Reproduce the listing below in full and without alteration, apart from its pictures.

▽

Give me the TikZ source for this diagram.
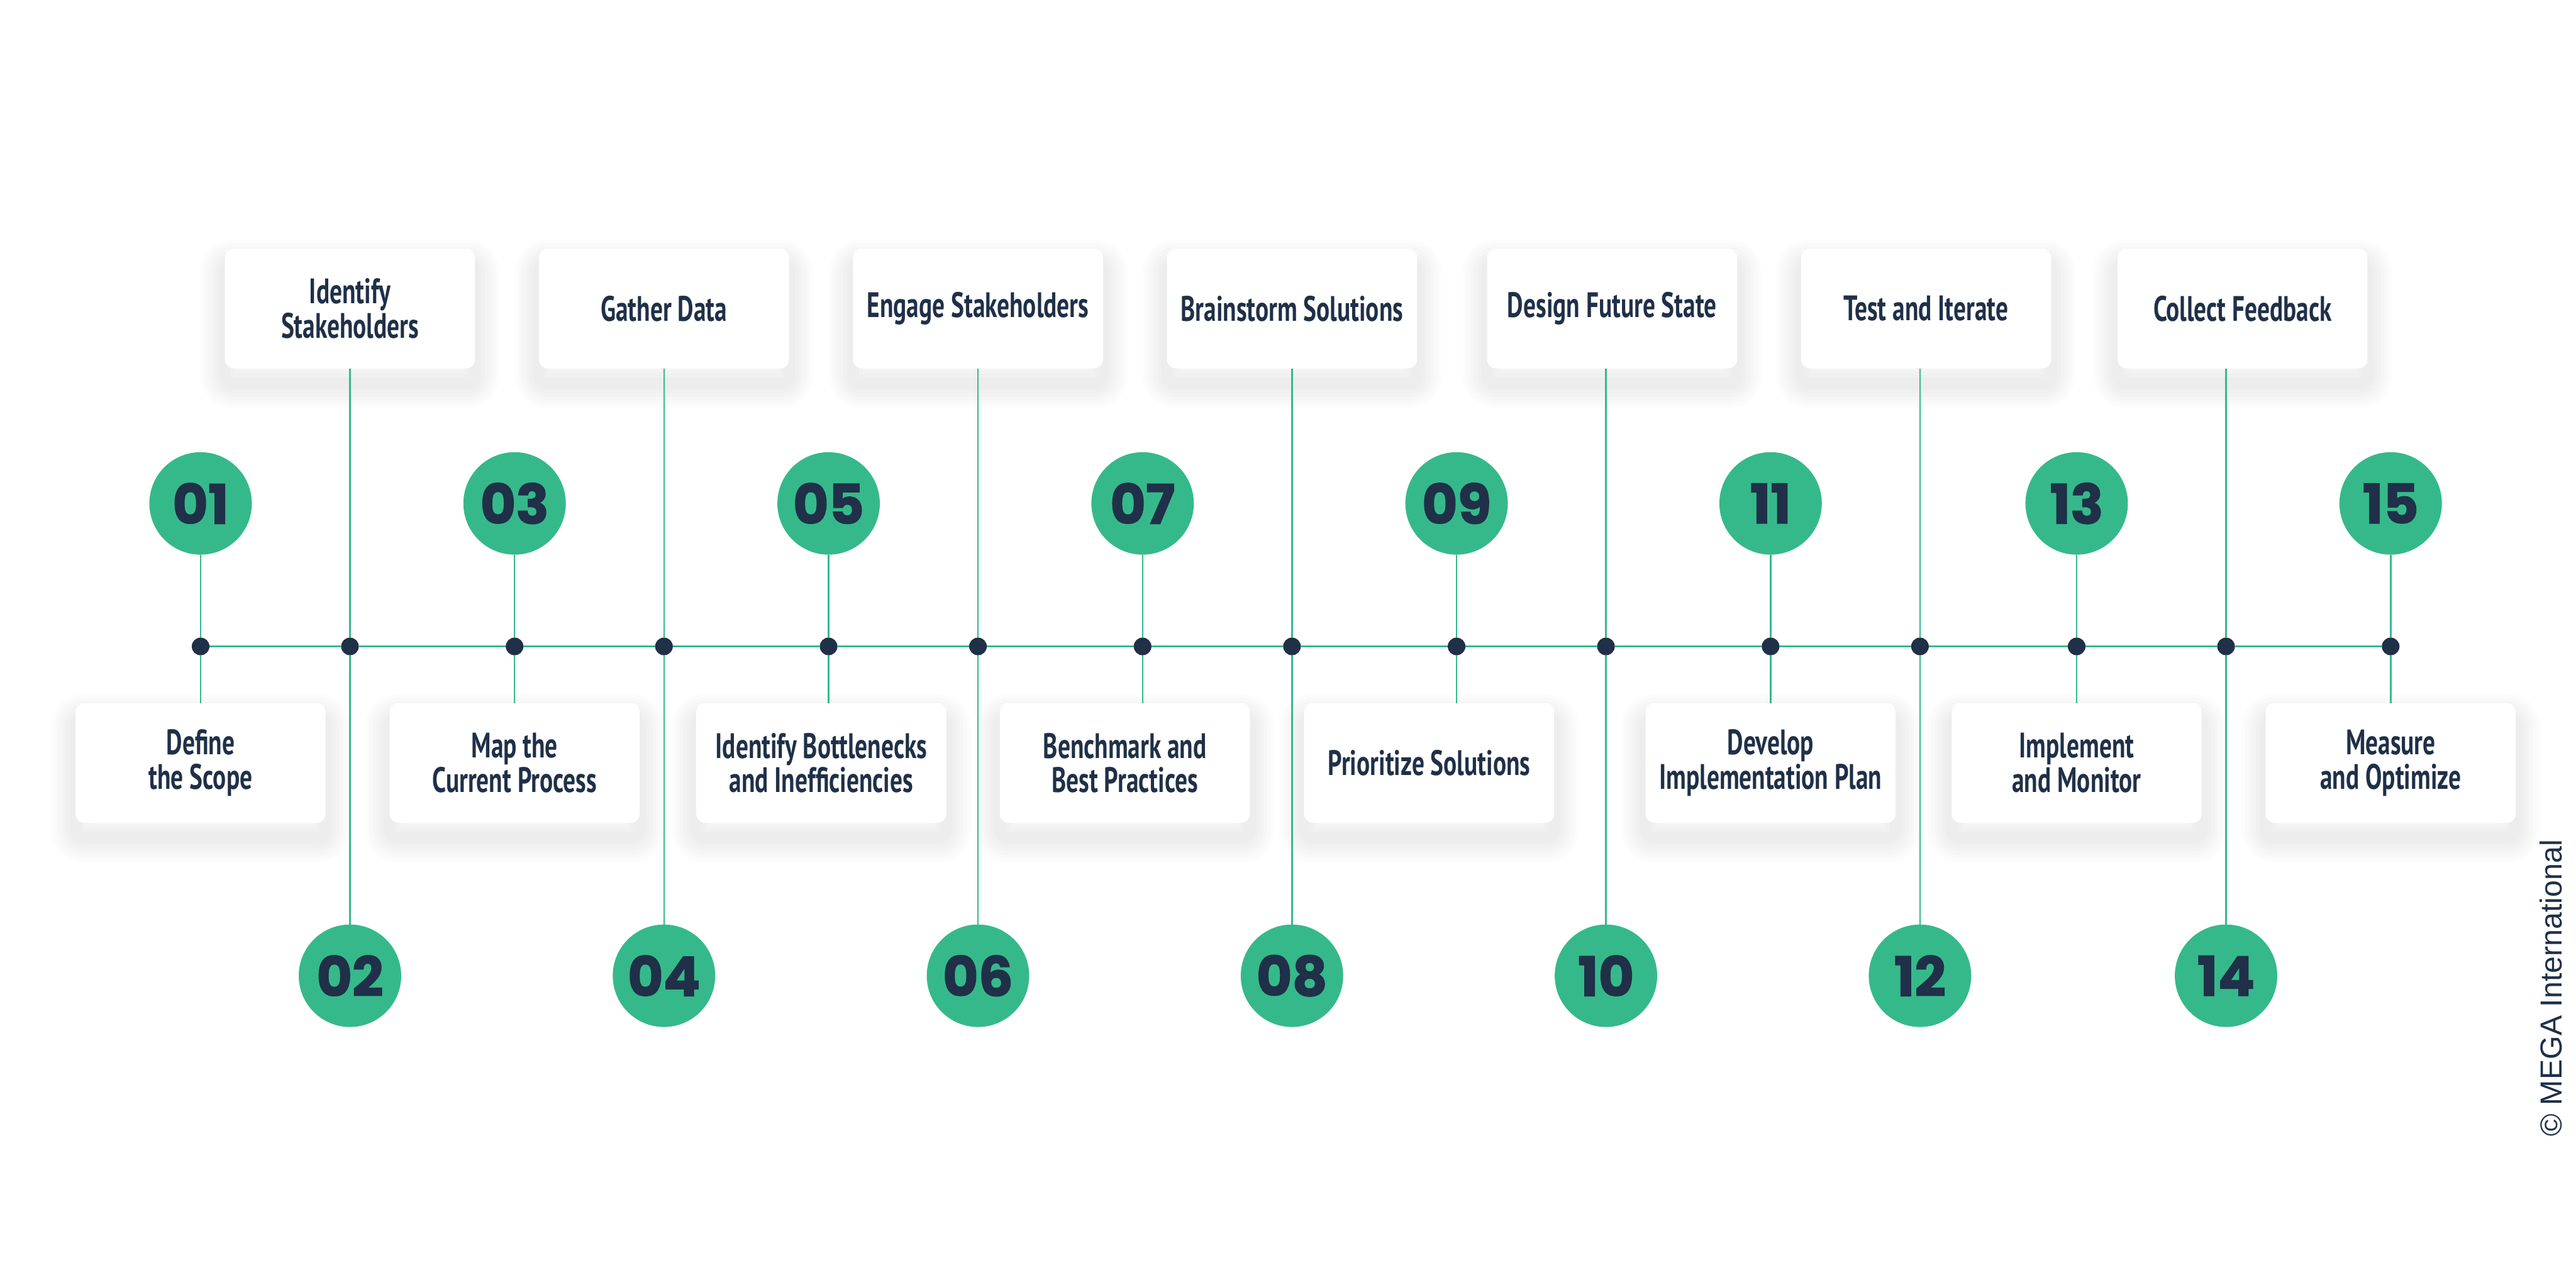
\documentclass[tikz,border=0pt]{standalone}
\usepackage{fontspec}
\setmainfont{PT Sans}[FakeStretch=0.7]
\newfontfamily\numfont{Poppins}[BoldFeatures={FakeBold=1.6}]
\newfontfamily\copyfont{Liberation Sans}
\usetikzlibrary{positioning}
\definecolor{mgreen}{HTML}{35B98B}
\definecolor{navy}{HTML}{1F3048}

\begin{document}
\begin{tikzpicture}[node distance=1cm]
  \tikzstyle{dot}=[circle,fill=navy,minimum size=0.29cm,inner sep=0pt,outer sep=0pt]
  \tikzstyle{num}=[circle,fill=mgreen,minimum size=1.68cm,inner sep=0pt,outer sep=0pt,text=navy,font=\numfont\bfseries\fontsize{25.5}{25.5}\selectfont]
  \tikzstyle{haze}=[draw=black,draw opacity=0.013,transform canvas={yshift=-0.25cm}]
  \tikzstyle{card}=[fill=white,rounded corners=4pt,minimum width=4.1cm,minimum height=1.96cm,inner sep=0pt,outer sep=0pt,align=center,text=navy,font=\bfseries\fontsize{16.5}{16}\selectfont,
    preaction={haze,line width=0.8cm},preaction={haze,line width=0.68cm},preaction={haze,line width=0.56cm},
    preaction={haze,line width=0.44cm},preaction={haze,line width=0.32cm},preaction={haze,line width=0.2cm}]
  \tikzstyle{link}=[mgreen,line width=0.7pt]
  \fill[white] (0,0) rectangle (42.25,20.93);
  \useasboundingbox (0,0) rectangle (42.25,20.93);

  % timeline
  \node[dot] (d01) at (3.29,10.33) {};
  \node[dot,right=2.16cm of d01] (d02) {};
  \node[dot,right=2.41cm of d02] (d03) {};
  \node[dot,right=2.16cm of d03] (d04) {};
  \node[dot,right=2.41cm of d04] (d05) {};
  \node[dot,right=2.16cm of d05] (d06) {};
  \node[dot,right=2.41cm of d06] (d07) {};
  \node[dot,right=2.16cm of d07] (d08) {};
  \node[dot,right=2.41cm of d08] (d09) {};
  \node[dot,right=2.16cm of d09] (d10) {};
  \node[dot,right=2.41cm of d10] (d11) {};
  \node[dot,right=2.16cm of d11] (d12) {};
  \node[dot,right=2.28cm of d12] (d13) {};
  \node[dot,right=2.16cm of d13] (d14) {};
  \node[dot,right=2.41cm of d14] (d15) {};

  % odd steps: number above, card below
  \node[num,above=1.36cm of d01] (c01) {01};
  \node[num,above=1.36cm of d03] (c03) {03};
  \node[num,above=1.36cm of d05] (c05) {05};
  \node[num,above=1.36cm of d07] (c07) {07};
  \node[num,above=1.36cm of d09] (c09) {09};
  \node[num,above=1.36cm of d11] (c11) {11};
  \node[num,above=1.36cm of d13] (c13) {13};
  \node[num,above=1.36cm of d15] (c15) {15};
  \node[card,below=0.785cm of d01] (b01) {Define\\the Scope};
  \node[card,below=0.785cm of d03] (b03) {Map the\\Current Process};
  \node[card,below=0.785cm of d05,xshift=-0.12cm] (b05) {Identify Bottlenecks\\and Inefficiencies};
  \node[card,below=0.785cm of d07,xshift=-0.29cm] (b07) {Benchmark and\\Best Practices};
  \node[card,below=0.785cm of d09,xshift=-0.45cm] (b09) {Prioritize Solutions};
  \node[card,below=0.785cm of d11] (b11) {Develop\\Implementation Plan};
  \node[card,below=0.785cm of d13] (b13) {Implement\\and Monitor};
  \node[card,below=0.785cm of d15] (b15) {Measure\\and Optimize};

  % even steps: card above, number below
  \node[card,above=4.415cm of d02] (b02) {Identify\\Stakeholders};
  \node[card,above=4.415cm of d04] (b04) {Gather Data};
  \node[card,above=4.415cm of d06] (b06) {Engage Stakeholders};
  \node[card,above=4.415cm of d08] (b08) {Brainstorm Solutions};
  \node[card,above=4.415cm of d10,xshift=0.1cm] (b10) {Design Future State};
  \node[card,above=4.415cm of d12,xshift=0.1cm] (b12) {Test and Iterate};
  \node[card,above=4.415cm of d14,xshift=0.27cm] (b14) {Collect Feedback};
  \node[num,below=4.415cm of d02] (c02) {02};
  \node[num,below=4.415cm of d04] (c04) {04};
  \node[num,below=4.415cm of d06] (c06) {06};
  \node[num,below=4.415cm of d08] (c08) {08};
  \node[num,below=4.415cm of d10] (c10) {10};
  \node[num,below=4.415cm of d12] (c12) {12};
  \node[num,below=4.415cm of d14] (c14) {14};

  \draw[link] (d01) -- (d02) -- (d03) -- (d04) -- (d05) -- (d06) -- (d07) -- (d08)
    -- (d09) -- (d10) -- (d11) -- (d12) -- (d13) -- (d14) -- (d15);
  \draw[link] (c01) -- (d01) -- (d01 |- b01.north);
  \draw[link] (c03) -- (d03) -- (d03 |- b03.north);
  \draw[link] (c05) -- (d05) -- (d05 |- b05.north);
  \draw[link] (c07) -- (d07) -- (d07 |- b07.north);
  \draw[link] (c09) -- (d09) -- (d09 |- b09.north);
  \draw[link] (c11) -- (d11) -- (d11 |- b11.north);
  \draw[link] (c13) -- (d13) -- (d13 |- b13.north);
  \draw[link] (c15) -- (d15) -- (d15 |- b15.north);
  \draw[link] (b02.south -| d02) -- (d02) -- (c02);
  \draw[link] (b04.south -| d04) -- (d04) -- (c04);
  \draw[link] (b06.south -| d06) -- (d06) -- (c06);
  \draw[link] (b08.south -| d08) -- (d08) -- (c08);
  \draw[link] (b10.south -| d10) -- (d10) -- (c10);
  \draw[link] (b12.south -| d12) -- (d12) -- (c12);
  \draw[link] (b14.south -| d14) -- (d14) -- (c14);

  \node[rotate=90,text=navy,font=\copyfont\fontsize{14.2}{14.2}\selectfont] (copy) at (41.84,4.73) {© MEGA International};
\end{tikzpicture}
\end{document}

△

- Solution to this task:
Give me the TikZ source for this diagram.
\documentclass[tikz,border=0pt]{standalone}
\usepackage{fontspec}
\setmainfont{PT Sans}[FakeStretch=0.7]
\newfontfamily\numfont{Poppins}[BoldFeatures={FakeBold=1.6}]
\newfontfamily\copyfont{Liberation Sans}
\usetikzlibrary{positioning}
\definecolor{mgreen}{HTML}{35B98B}
\definecolor{navy}{HTML}{1F3048}

\begin{document}
\begin{tikzpicture}[node distance=1cm]
  \tikzstyle{dot}=[circle,fill=navy,minimum size=0.29cm,inner sep=0pt,outer sep=0pt]
  \tikzstyle{num}=[circle,fill=mgreen,minimum size=1.68cm,inner sep=0pt,outer sep=0pt,text=navy,font=\numfont\bfseries\fontsize{25.5}{25.5}\selectfont]
  \tikzstyle{haze}=[draw=black,draw opacity=0.013,transform canvas={yshift=-0.25cm}]
  \tikzstyle{card}=[fill=white,rounded corners=4pt,minimum width=4.1cm,minimum height=1.96cm,inner sep=0pt,outer sep=0pt,align=center,text=navy,font=\bfseries\fontsize{16.5}{16}\selectfont,
    preaction={haze,line width=0.8cm},preaction={haze,line width=0.68cm},preaction={haze,line width=0.56cm},
    preaction={haze,line width=0.44cm},preaction={haze,line width=0.32cm},preaction={haze,line width=0.2cm}]
  \tikzstyle{link}=[mgreen,line width=0.7pt]
  \fill[white] (0,0) rectangle (42.25,20.93);
  \useasboundingbox (0,0) rectangle (42.25,20.93);

  % timeline
  \node[dot] (d01) at (3.29,10.33) {};
  \node[dot,right=2.16cm of d01] (d02) {};
  \node[dot,right=2.41cm of d02] (d03) {};
  \node[dot,right=2.16cm of d03] (d04) {};
  \node[dot,right=2.41cm of d04] (d05) {};
  \node[dot,right=2.16cm of d05] (d06) {};
  \node[dot,right=2.41cm of d06] (d07) {};
  \node[dot,right=2.16cm of d07] (d08) {};
  \node[dot,right=2.41cm of d08] (d09) {};
  \node[dot,right=2.16cm of d09] (d10) {};
  \node[dot,right=2.41cm of d10] (d11) {};
  \node[dot,right=2.16cm of d11] (d12) {};
  \node[dot,right=2.28cm of d12] (d13) {};
  \node[dot,right=2.16cm of d13] (d14) {};
  \node[dot,right=2.41cm of d14] (d15) {};

  % odd steps: number above, card below
  \node[num,above=1.36cm of d01] (c01) {01};
  \node[num,above=1.36cm of d03] (c03) {03};
  \node[num,above=1.36cm of d05] (c05) {05};
  \node[num,above=1.36cm of d07] (c07) {07};
  \node[num,above=1.36cm of d09] (c09) {09};
  \node[num,above=1.36cm of d11] (c11) {11};
  \node[num,above=1.36cm of d13] (c13) {13};
  \node[num,above=1.36cm of d15] (c15) {15};
  \node[card,below=0.785cm of d01] (b01) {Define\\the Scope};
  \node[card,below=0.785cm of d03] (b03) {Map the\\Current Process};
  \node[card,below=0.785cm of d05,xshift=-0.12cm] (b05) {Identify Bottlenecks\\and Inefficiencies};
  \node[card,below=0.785cm of d07,xshift=-0.29cm] (b07) {Benchmark and\\Best Practices};
  \node[card,below=0.785cm of d09,xshift=-0.45cm] (b09) {Prioritize Solutions};
  \node[card,below=0.785cm of d11] (b11) {Develop\\Implementation Plan};
  \node[card,below=0.785cm of d13] (b13) {Implement\\and Monitor};
  \node[card,below=0.785cm of d15] (b15) {Measure\\and Optimize};

  % even steps: card above, number below
  \node[card,above=4.415cm of d02] (b02) {Identify\\Stakeholders};
  \node[card,above=4.415cm of d04] (b04) {Gather Data};
  \node[card,above=4.415cm of d06] (b06) {Engage Stakeholders};
  \node[card,above=4.415cm of d08] (b08) {Brainstorm Solutions};
  \node[card,above=4.415cm of d10,xshift=0.1cm] (b10) {Design Future State};
  \node[card,above=4.415cm of d12,xshift=0.1cm] (b12) {Test and Iterate};
  \node[card,above=4.415cm of d14,xshift=0.27cm] (b14) {Collect Feedback};
  \node[num,below=4.415cm of d02] (c02) {02};
  \node[num,below=4.415cm of d04] (c04) {04};
  \node[num,below=4.415cm of d06] (c06) {06};
  \node[num,below=4.415cm of d08] (c08) {08};
  \node[num,below=4.415cm of d10] (c10) {10};
  \node[num,below=4.415cm of d12] (c12) {12};
  \node[num,below=4.415cm of d14] (c14) {14};

  \draw[link] (d01) -- (d02) -- (d03) -- (d04) -- (d05) -- (d06) -- (d07) -- (d08)
    -- (d09) -- (d10) -- (d11) -- (d12) -- (d13) -- (d14) -- (d15);
  \draw[link] (c01) -- (d01) -- (d01 |- b01.north);
  \draw[link] (c03) -- (d03) -- (d03 |- b03.north);
  \draw[link] (c05) -- (d05) -- (d05 |- b05.north);
  \draw[link] (c07) -- (d07) -- (d07 |- b07.north);
  \draw[link] (c09) -- (d09) -- (d09 |- b09.north);
  \draw[link] (c11) -- (d11) -- (d11 |- b11.north);
  \draw[link] (c13) -- (d13) -- (d13 |- b13.north);
  \draw[link] (c15) -- (d15) -- (d15 |- b15.north);
  \draw[link] (b02.south -| d02) -- (d02) -- (c02);
  \draw[link] (b04.south -| d04) -- (d04) -- (c04);
  \draw[link] (b06.south -| d06) -- (d06) -- (c06);
  \draw[link] (b08.south -| d08) -- (d08) -- (c08);
  \draw[link] (b10.south -| d10) -- (d10) -- (c10);
  \draw[link] (b12.south -| d12) -- (d12) -- (c12);
  \draw[link] (b14.south -| d14) -- (d14) -- (c14);

  \node[rotate=90,text=navy,font=\copyfont\fontsize{14.2}{14.2}\selectfont] (copy) at (41.84,4.73) {© MEGA International};
\end{tikzpicture}
\end{document}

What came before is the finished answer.